Como muchas cosas en la vida, las ideas en torno a algunos asuntos suelen tener cuando menos dos aspectos. Suelen ser vistos como diametralmente opuestos, convirtiéndose muchas veces en conceptos diferentes que convergen o se interpretan bajo una misma definición. La variante en estos casos tiende a venir del trasfondo de quien quiere explorar el tema. Válido ejercicio en muchos casos, pero que no ha de ser excluyente, pues se dará una interpretación constructiva o negativa según sea la naturaleza de quien construya el mensaje.

Mentes atormentadas tienden a ver la vida como un cuadro surrealista, mustio y lleno de sombras profundas, con angustias plasmadas en frustraciones ocultas en las excusas bizarras de la académica inflexible; otras mentes, por contraste, buscan de la misma definición el aspecto más positivo, más tendente a sumar que restar.
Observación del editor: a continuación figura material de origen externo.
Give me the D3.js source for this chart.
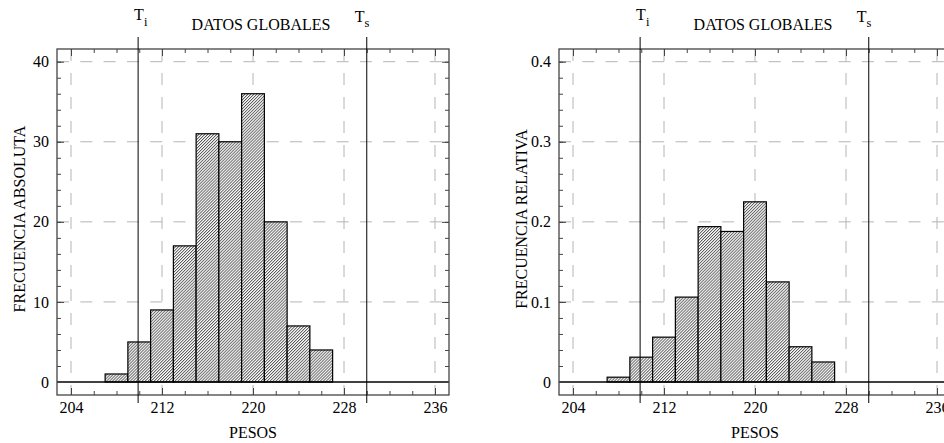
<!DOCTYPE html>
<html lang="en">
<head>
  <meta charset="UTF-8">
  <title>Datos globales</title>
  <script src="https://d3js.org/d3.v7.min.js"></script>
  <style>
    body { margin: 0; background: #fff; }
    svg { display: block; }
    svg text { font-family: "Liberation Serif", "DejaVu Serif", serif; fill: #000; }
  </style>
</head>
<body>
  <div id="chart"></div>
  <script>
    // histogram bins (left edge, width 2)
    const binStarts = [207, 209, 211, 213, 215, 217, 219, 221, 223, 225];
    const binWidth = 2;
    const absCounts = [1, 5, 9, 17, 31, 30, 36, 20, 7, 4];
    const relFreqs = [0.006, 0.031, 0.056, 0.106, 0.194, 0.188, 0.225, 0.125, 0.044, 0.025];

    const xTicks = [204, 212, 220, 228, 236];
    const absTicks = [0, 10, 20, 30, 40];
    const absLabels = ['0', '10', '20', '30', '40'];
    const relTicks = [0, 0.1, 0.2, 0.3, 0.4];
    const relLabels = ['0', '0.1', '0.2', '0.3', '0.4'];

    const limitTi = 209.9;
    const limitTs = 230;

    const width = 944, height = 443;
    const frame = { left: 57, top: 49, right: 449, bottom: 395 };
    const serif = '"Liberation Serif", "DejaVu Serif", serif';
    const fs = 16;

    const panels = [
      { dx: 0, yLabel: 'FRECUENCIA ABSOLUTA', values: absCounts, ticks: absTicks, labels: absLabels, top: 40, minor: 2 },
      { dx: 502, yLabel: 'FRECUENCIA RELATIVA', values: relFreqs, ticks: relTicks, labels: relLabels, top: 0.4, minor: 0.02 }
    ];

    const svg = d3.select('#chart').append('svg')
      .attr('width', width)
      .attr('height', height)
      .attr('font-family', serif);

    // fine diagonal hatching
    const pat = svg.append('defs').append('pattern')
      .attr('id', 'hatch')
      .attr('patternUnits', 'userSpaceOnUse')
      .attr('patternTransform', 'rotate(45)')
      .attr('width', 2.1).attr('height', 2.1);
    pat.append('rect').attr('width', 2.1).attr('height', 2.1).attr('fill', '#fff');
    pat.append('rect').attr('width', 0.9).attr('height', 2.1).attr('fill', '#555');

    const x = d3.scaleLinear().domain([204, 236]).range([71, 435]);

    panels.forEach(p => {
      const g = svg.append('g').attr('transform', `translate(${p.dx},0)`);
      const y = d3.scaleLinear().domain([0, p.top]).range([382, 61.7]);
      const minorTicks = d3.range(0, p.top + p.minor / 2, p.minor);
      const minorX = d3.range(204, 237, 2);

      // dashed grid
      g.selectAll('.vgrid').data(xTicks).enter().append('line')
        .attr('x1', d => x(d)).attr('x2', d => x(d))
        .attr('y1', frame.top).attr('y2', frame.bottom)
        .attr('stroke', '#b4b4b4').attr('stroke-dasharray', '12,12');
      g.selectAll('.hgrid').data(p.ticks.filter(d => d > 0)).enter().append('line')
        .attr('x1', frame.left).attr('x2', frame.right)
        .attr('y1', d => y(d)).attr('y2', d => y(d))
        .attr('stroke', '#b4b4b4').attr('stroke-dasharray', '12,11.3');

      // bars
      g.selectAll('.bar').data(binStarts).enter().append('rect')
        .attr('x', d => x(d))
        .attr('width', d => x(d + binWidth) - x(d))
        .attr('y', (d, i) => y(p.values[i]))
        .attr('height', (d, i) => y(0) - y(p.values[i]))
        .attr('fill', 'url(#hatch)')
        .attr('stroke', '#000').attr('stroke-width', 1.2);

      // zero line
      g.append('line')
        .attr('x1', frame.left).attr('x2', frame.right)
        .attr('y1', y(0)).attr('y2', y(0))
        .attr('stroke', '#000').attr('stroke-width', 1.3);

      // axes with inward ticks
      const fmt = d => p.labels[p.ticks.indexOf(d)];
      const axisStyle = a => {
        a.attr('font-family', serif).attr('font-size', fs);
        a.select('.domain').remove();
        a.selectAll('line').attr('stroke', '#444');
        a.selectAll('text').attr('fill', '#000');
      };
      g.append('g').attr('transform', `translate(${frame.left},0)`)
        .call(d3.axisLeft(y).tickValues(p.ticks).tickFormat(fmt).tickSize(-7).tickPadding(8))
        .call(axisStyle);
      g.append('g').attr('transform', `translate(${frame.left},0)`)
        .call(d3.axisLeft(y).tickValues(minorTicks).tickFormat('').tickSize(-4))
        .call(axisStyle);
      g.append('g').attr('transform', `translate(${frame.right},0)`)
        .call(d3.axisRight(y).tickValues(p.ticks).tickFormat('').tickSize(-7))
        .call(axisStyle);
      g.append('g').attr('transform', `translate(${frame.right},0)`)
        .call(d3.axisRight(y).tickValues(minorTicks).tickFormat('').tickSize(-4))
        .call(axisStyle);
      g.append('g').attr('transform', `translate(0,${frame.bottom})`)
        .call(d3.axisBottom(x).tickValues(xTicks).tickSize(-7).tickPadding(6.5))
        .call(axisStyle);
      g.append('g').attr('transform', `translate(0,${frame.bottom})`)
        .call(d3.axisBottom(x).tickValues(minorX).tickFormat('').tickSize(-4))
        .call(axisStyle);
      g.append('g').attr('transform', `translate(0,${frame.top})`)
        .call(d3.axisTop(x).tickValues(xTicks).tickFormat('').tickSize(-7))
        .call(axisStyle);
      g.append('g').attr('transform', `translate(0,${frame.top})`)
        .call(d3.axisTop(x).tickValues(minorX).tickFormat('').tickSize(-4))
        .call(axisStyle);

      g.append('rect')
        .attr('x', frame.left).attr('y', frame.top)
        .attr('width', frame.right - frame.left)
        .attr('height', frame.bottom - frame.top)
        .attr('fill', 'none').attr('stroke', '#444').attr('stroke-width', 1.3);

      // tolerance limits
      [limitTi, limitTs].forEach(v => {
        g.append('line')
          .attr('x1', x(v)).attr('x2', x(v))
          .attr('y1', 37).attr('y2', 403)
          .attr('stroke', '#000').attr('stroke-width', 1);
      });

      const ti = g.append('text').attr('x', x(limitTi) - 4).attr('y', 20).attr('font-size', fs);
      ti.append('tspan').text('T');
      ti.append('tspan').attr('dy', 6).attr('font-size', 12.5).text('i');
      const ts = g.append('text').attr('x', x(limitTs) - 12).attr('y', 22).attr('font-size', fs);
      ts.append('tspan').text('T');
      ts.append('tspan').attr('dy', 5).attr('font-size', 12.5).text('s');

      g.append('text')
        .attr('x', 261).attr('y', 29.5)
        .attr('text-anchor', 'middle').attr('font-size', fs)
        .text('DATOS GLOBALES');

      g.append('text')
        .attr('x', 253).attr('y', 438)
        .attr('text-anchor', 'middle').attr('font-size', fs)
        .text('PESOS');

      g.append('text')
        .attr('transform', `translate(25,${(frame.top + frame.bottom) / 2 - 3}) rotate(-90)`)
        .attr('text-anchor', 'middle').attr('font-size', fs)
        .text(p.yLabel);
    });
  </script>
</body>
</html>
El mundo puede verse desde esas dos ópticas. El amor a la patria, por ejemplo, suele entrar en este campo de discusión. Quienes lo ven como un lastre le llaman despectivamente nacionalismo; con fuerte basamento histórico, anotan resultados desagradables etiquetados bajo ese nombre, dándole la connotación más negativa posible bajo todo punto de vista. Y sí, en efecto, la historia registra excesos en la interpretación del nacionalismo, llevándolo al extremo de convertirse en algo excluyente, xenófobo y discriminatorio. Bajo esta visión, el nacionalismo ha alimentado odios entre etnias y vecinos, ante visitantes y ante momentos específicos de la historia de los pueblos. Una visión reciente y cercana, que muchos podemos comentar con amargura: el nacionalismo escondido detrás del rechazo de los cazadores de inmigrantes del grupo Minuteman, en la zona fronteriza de Texas.

Sin embargo, hay otra forma de ver el nacionalismo. El orgullo de ser guatemalteco, mexicano, chileno, colombiano o de la nacionalidad que se tenga. El orgullo a ser parte y exponente de una cultura, de un soñar. El orgullo bien llevado de apreciar la historia, cultura y esfuerzo del pueblo al que se pertenece. El orgullo de pertenecer a una nación, con sus luces y sombras, pero pensando en no renegar ni deformar lo que se es, sino en vivirlo intensa y plenamente, sin asomo de chauvinismos ni discriminaciones.

Simplemente, un nacionalismo vivo, alegre, positivo, que empuja a buscar la unidad y encontrar las mejores oportunidades a favor de la nación a la cual se pertenece y con la cual uno se identifica. No es otra cosa que la emoción y la unidad sentida cuando alguno de nuestros intelectuales, artistas o deportistas brilla a nivel internacional. Eso es aquí y en cualquier parte nacionalismo positivo.

Ese es el otro nacionalismo, el que niegan los extremistas de lo negativo, y al cual se puede adherir aquel que esté seguro de lo que es, de lo que piensa y de lo que espera construir. Un nacionalismo positivo capaz de hinchar la ilusión y sobreponerse a las sombras para irradiar luz a cada paso.

Si aprendemos que en la vida se puede sumar mejor que restar, habrá espacio para verle al mundo una oportunidad. Critiquemos, sí, pero pensando en mejorar y corregir, no solo en hundir y acusar. Creo que es un tema de personalidad lo que al final marcará la gran diferencia entre cómo ver la vida y, sobre todo, en cómo accionar y reaccionar ante la realidad.

Yo, me quedo con la opción de la luz, de lo positivo, de lo que sume y nos una. Me quedo con la versión positiva del nacionalismo, ese que aporta y que no solo critica.